No, the new bloodbath occurred many miles away, in Kandahar, after a NATO patrol evidently saw some Afghan civilians going about their own business in their own country. Naturally, this shocking state of affairs was thought to pose a dire threat to the uninvited invaders who have been rampaging around the country for more than eight years — so, naturally, an airstrike was called in. Five human beings going about their own business in their own country were then blown to bits, and two more were wounded.

The double whammy of bad PR following these unrelated rub-outs has prompted some of the leading lions of Great Britain’s armed forces — worthy heirs to their world-spanning forbears, upon whose military glories the sun, it was said, never set — to offer some words of wisdom to those to whom they have now passed the White Man’s oh-so-heavy, oh-so-unwanted burden of global domination.

No less a personage than Her Majesty’s Air Chief Marshall Jock Stirrup — who also serves as Her Majesty’s Chief of Her Majesty’s Defence Staff — stepped forward to offer the young American pups a pearl drawn from Britain’s voluminous treasury of imperial experience. And what was that pearl? Why, here it is, from the Guardian:

“This operation … is not about battling the Taliban, it is about protecting the local population, and you don’t protect them when you kill them.”


By gad, sir, you’ve hit the nail on the head there, and no mistake. Killing people is indeed a rather ineffective way of protecting them. What piercing insight! What clarity of vision! “You don’t protect people when you kill them.” Is it any wonder that Britannia ruled the waves for so long?

Ah yes, but what can one do? The lesser breeds must be policed, after all. Nations must be invaded and occupied for years on end — even centuries, as the Brits can tell you! — and so one is bound to have these little bits of unpleasantness crop up from time to time in one’s colonial bailiwick. Best take it with a stiff upper lip — oh, and be sure to blame the recalcitrant tribes for their damnable refusal to accept the altruistic benefits poured out upon their captive land by one’s humanitarian war machine. Right, Jock?

“Of course in any conflict situation accidents happen and we must remember that most of the civilian casualties are not caused by ISAF [the international security assistance force] – they are caused by the Taliban.”

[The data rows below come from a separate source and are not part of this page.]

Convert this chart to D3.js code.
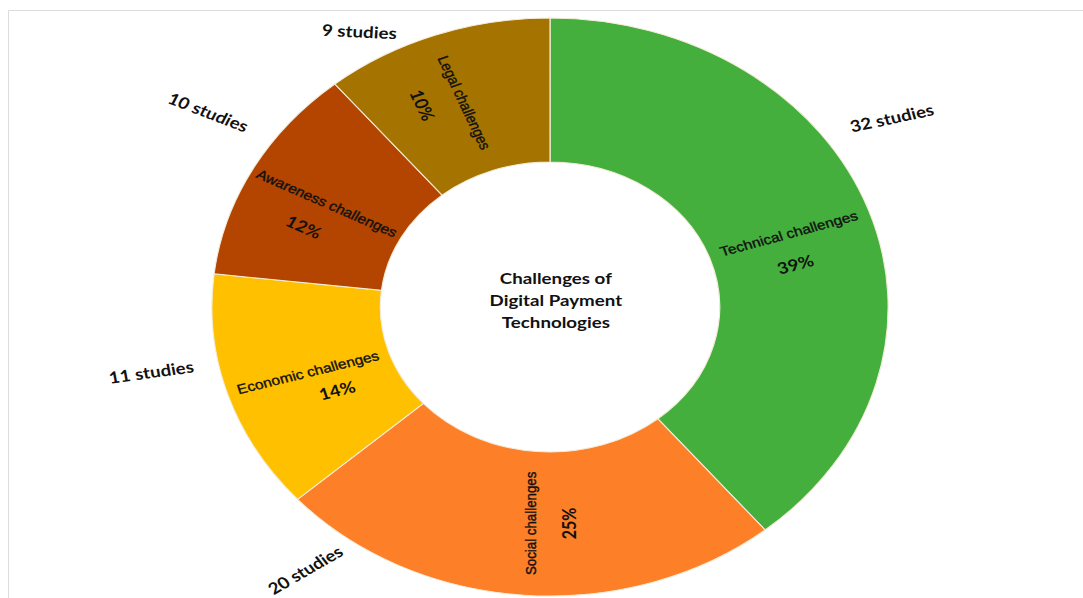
<!DOCTYPE html>
<html>
<head>
<meta charset="utf-8">
<script src="https://cdn.jsdelivr.net/npm/d3@7"></script>
<style>
  body { margin: 0; background: #fff; }
</style>
</head>
<body>
<div id="container"></div>
<script>
  // slices, clockwise from 12 o'clock
  const categories = ["Technical challenges", "Social challenges", "Economic challenges", "Awareness challenges", "Legal challenges"];
  const studies = [32, 20, 11, 10, 9];
  const percentLabels = ["39%", "25%", "14%", "12%", "10%"];
  const colors = ["#45AF3D", "#FD7F27", "#FFC000", "#B34500", "#A57400"];
  const title = ["Challenges of", "Digital Payment", "Technologies"];

  // hand-placed label layout (like the original text boxes)
  const nameRotate = [-17.5, -90, -16, 27, 68];
  const pctOffset = [[-4, 31], [0, 33], [19, 24], [-7, 30], [-11, 34]];
  const studyPos = [[57.1, 348, -14], [218.5, 336, -34], [259.2, 347, -9], [303.7, 351, 24], [329.4, 320, 3]];

  const width = 1083;
  const height = 598;
  const cx = 550, cy = 307;
  const stretch = 1.17;   // the original picture is wider than tall
  const outerR = 289, innerR = 145;

  const svg = d3.select("#container")
    .append("svg")
    .attr("width", width)
    .attr("height", height)
    .attr("viewBox", [0, 0, width, height]);

  // faint frame of the screenshot
  svg.append("path")
    .attr("d", `M8.5,${height} V10.5 H${width}`)
    .attr("fill", "none")
    .attr("stroke", "#dcdcdc");

  const g = svg.append("g")
    .attr("transform", `translate(${cx},${cy}) scale(${stretch},1)`);

  const pie = d3.pie().sort(null).value(d => d);
  const arcs = pie(studies);

  const arc = d3.arc().innerRadius(innerR).outerRadius(outerR);

  g.selectAll("path.slice")
    .data(arcs)
    .join("path")
    .attr("class", "slice")
    .attr("d", arc)
    .attr("fill", (d, i) => colors[i])
    .attr("stroke", "#f3ecd9")
    .attr("stroke-width", 1);

  // category + percent labels
  const lab = g.selectAll("g.lab")
    .data(arcs)
    .join("g")
    .attr("class", "lab")
    .attr("transform", (d, i) => {
      const [x, y] = arc.centroid(d);
      return `translate(${x},${y}) rotate(${nameRotate[i]})`;
    });

  lab.append("text")
    .attr("text-anchor", "middle")
    .attr("dominant-baseline", "central")
    .attr("font-family", "'Liberation Sans', Arial, sans-serif")
    .attr("font-size", 13.3)
    .attr("fill", "#111")
    .attr("stroke", "#111")
    .attr("stroke-width", 0.35)
    .text((d, i) => categories[i]);

  lab.append("text")
    .attr("x", (d, i) => pctOffset[i][0])
    .attr("y", (d, i) => pctOffset[i][1])
    .attr("text-anchor", "middle")
    .attr("dominant-baseline", "central")
    .attr("font-family", "Lato, 'Open Sans', sans-serif")
    .attr("font-weight", "bold")
    .attr("font-size", 16)
    .attr("fill", "#111")
    .text((d, i) => percentLabels[i]);

  // "N studies" outside the ring
  g.selectAll("text.studies")
    .data(arcs)
    .join("text")
    .attr("class", "studies")
    .attr("transform", (d, i) => {
      const [a, r, rot] = studyPos[i];
      const t = a * Math.PI / 180;
      return `translate(${r * Math.sin(t)},${-r * Math.cos(t)}) rotate(${rot})`;
    })
    .attr("text-anchor", "middle")
    .attr("dominant-baseline", "central")
    .attr("font-family", "Lato, 'Open Sans', sans-serif")
    .attr("font-weight", "bold")
    .attr("font-size", 16)
    .attr("fill", "#111")
    .text(d => `${d.data} studies`);

  // centre title
  g.append("text")
    .attr("text-anchor", "middle")
    .attr("font-family", "Lato, 'Open Sans', sans-serif")
    .attr("font-weight", "bold")
    .attr("font-size", 16)
    .attr("fill", "#111")
    .selectAll("tspan")
    .data(title)
    .join("tspan")
    .attr("x", 5)
    .attr("y", (d, i) => -29 + i * 22)
    .attr("dominant-baseline", "central")
    .text(d => d);
</script>
</body>
</html>
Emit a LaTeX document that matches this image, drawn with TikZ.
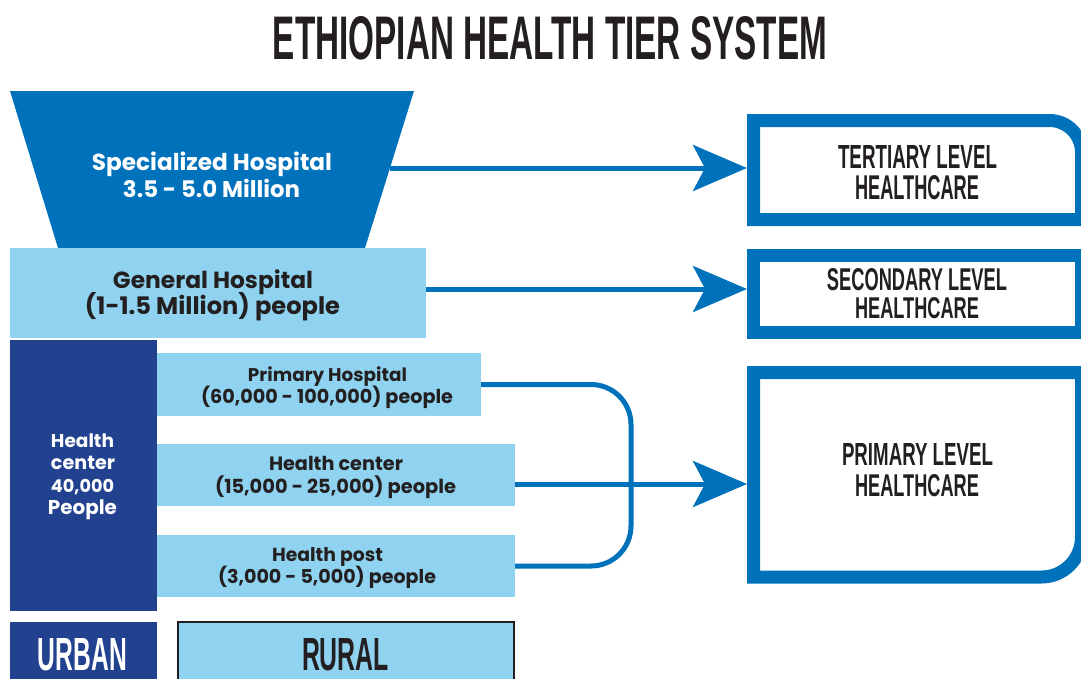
\documentclass[tikz,border=0pt]{standalone}
\usepackage{fontspec}
\setmainfont{Poppins}
\newfontfamily\condf{Liberation Sans}
\usetikzlibrary{arrows.meta,calc}
\definecolor{tblue}{HTML}{0072BC}
\definecolor{lblue}{HTML}{8FD3F0}
\definecolor{navy}{HTML}{22418F}
\definecolor{ink}{HTML}{231F20}
\newcommand{\fw}[2]{\resizebox{#1pt}{!}{\bfseries #2}}
\newcommand{\fc}[3]{\resizebox{#1pt}{#2pt}{\condf\bfseries #3}}
\begin{document}
\begin{tikzpicture}[x=1pt,y=-1pt,
  blk/.style={inner sep=0pt,outer sep=0pt,draw=none},
  lbl/.style={inner sep=0pt,outer sep=0pt,anchor=base},
  arr/.style={draw=tblue,line width=5pt,-{Stealth[length=54pt,width=46pt,inset=12pt]}},
  conn/.style={draw=tblue,line width=5pt},
  bord/.style={draw=tblue,line width=13pt,line join=miter}]
\useasboundingbox (0,0) rectangle (1081,678);
\clip (0,0) rectangle (1081,678);
\fill[white] (0,0) rectangle (1081,678);

% title
\node[lbl,text=ink] (title) at (550,59) {\fc{554}{43}{ETHIOPIAN HEALTH TIER SYSTEM}};

% specialized hospital trapezoid
\fill[tblue] (10,91) -- (414,91) -- (365,248) -- (58,248) -- cycle;
\coordinate (specR) at (390,168);
\node[lbl,text=white] (spec1) at (212,170) {\fw{240}{Specialized Hospital}};
\node[lbl,text=white] (spec2) at (211.5,197) {\fw{177}{3.5 - 5.0 Million}};

% general hospital
\node[blk,fill=lblue,minimum width=416pt,minimum height=90pt] (gh) at (218,293) {};
\node[lbl,text=ink] (gh1) at (213,288) {\fw{200}{General Hospital}};
\node[lbl,text=ink] (gh2) at (212.5,314) {\fw{255}{(1-1.5 Million) people}};

% urban health center column
\node[blk,fill=navy,minimum width=147pt,minimum height=271pt] (hcol) at (83.5,475.5) {};
\node[lbl,text=white] (hcol1) at (82.5,447) {\fw{63}{Health}};
\node[lbl,text=white] (hcol2) at (83,469) {\fw{64}{center}};
\node[lbl,text=white] (hcol3) at (82.5,492) {\fw{63}{40,000}};
\node[lbl,text=white] (hcol4) at (82.5,514) {\fw{69}{People}};

% rural boxes
\node[blk,fill=lblue,minimum width=324pt,minimum height=63pt] (ph) at (319,384.5) {};
\node[lbl,text=ink] (ph1) at (327.5,381) {\fw{159}{Primary Hospital}};
\node[lbl,text=ink] (ph2) at (327,403) {\fw{252}{(60,000 - 100,000) people}};

\node[blk,fill=lblue,minimum width=358pt,minimum height=62pt] (hc) at (336,475) {};
\node[lbl,text=ink] (hc1) at (336,470) {\fw{134}{Health center}};
\node[lbl,text=ink] (hc2) at (335.5,493) {\fw{241}{(15,000 - 25,000) people}};

\node[blk,fill=lblue,minimum width=358pt,minimum height=62pt] (hp) at (336,566) {};
\node[lbl,text=ink] (hp1) at (327.5,561) {\fw{111}{Health post}};
\node[lbl,text=ink] (hp2) at (327,583) {\fw{218}{(3,000 - 5,000) people}};

% urban / rural labels
\node[blk,fill=navy,minimum width=147pt,minimum height=68pt] (urban) at (83.5,656) {};
\node[lbl,text=white] (urbant) at (82.5,670) {\fc{89}{32}{URBAN}};
\node[blk,fill=lblue,draw=ink,line width=1.5pt,minimum width=336pt,minimum height=68pt] (rural) at (346,656) {};
\node[lbl,text=ink] (ruralt) at (345.5,670) {\fc{87}{32}{RURAL}};

% right boxes
\draw[bord] (753.5,219.5) -- (753.5,120.5) -- (1049.5,120.5)
  .. controls (1067.2,120.5) and (1081.5,134.8) .. (1081.5,152.5) -- (1081.5,219.5) -- cycle;
\draw[bord] (753.5,255.5) rectangle (1081.5,332);
\draw[bord] (753.5,577) -- (753.5,372.5) -- (1081.5,372.5) -- (1081.5,537)
  .. controls (1081.5,559.1) and (1063.6,577) .. (1041.5,577) -- cycle;

\node[lbl,text=ink] (tt1) at (917.5,168) {\fc{159}{23}{TERTIARY LEVEL}};
\node[lbl,text=ink] (tt2) at (917,199) {\fc{124}{24}{HEALTHCARE}};
\node[lbl,text=ink] (st1) at (917,290) {\fc{180}{22}{SECONDARY LEVEL}};
\node[lbl,text=ink] (st2) at (917,318) {\fc{124}{21}{HEALTHCARE}};
\node[lbl,text=ink] (pt1) at (917.5,465) {\fc{151}{22}{PRIMARY LEVEL}};
\node[lbl,text=ink] (pt2) at (917,496) {\fc{124}{22}{HEALTHCARE}};

\coordinate (tbW) at (747,168);
\coordinate (sbW) at (747,289);
\coordinate (plW) at (747,484);

% connectors
\draw[conn,rounded corners=40pt] (ph.east) -- (631,384.5) -- (631,566) -- (hp.east);
\draw[arr] (specR) -- (tbW);
\draw[arr] (gh.east |- sbW) -- (sbW);
\draw[arr] (hc.east |- plW) -- (plW);
\end{tikzpicture}
\end{document}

So that’s all right then. If the native insurgents would just stop using violence to advance their agenda the way we use violence to advance our agenda, why then, we would stop using violence to advance our agenda. It’s as simple as that. It’s their own damn fault. After all, it is a well-known fact of history — not to mention international law — that foreign invaders are not responsible in any way for any violence that occurs in the course of their invasion and occupation of other lands by force. Or as Punch might say to Judy: “If you’ll just lie down, I’ll stop hitting you.”

Then again, the Right Honourable Air Marshall, his American partners — and indeed, their many media embeds — might do well to ponder the Joseph Conrad quote with which Sukhdev Sandhu concluded his review of Mike Davis’ classic 2001 work, Late Victorian Holocausts:

As Conrad’s Marlow said in Heart of Darkness: “The conquest of the earth, which means the taking away from those who have a different complexion and slightly flatter noses than ourselves, is not a pretty thing when you look at it too much.”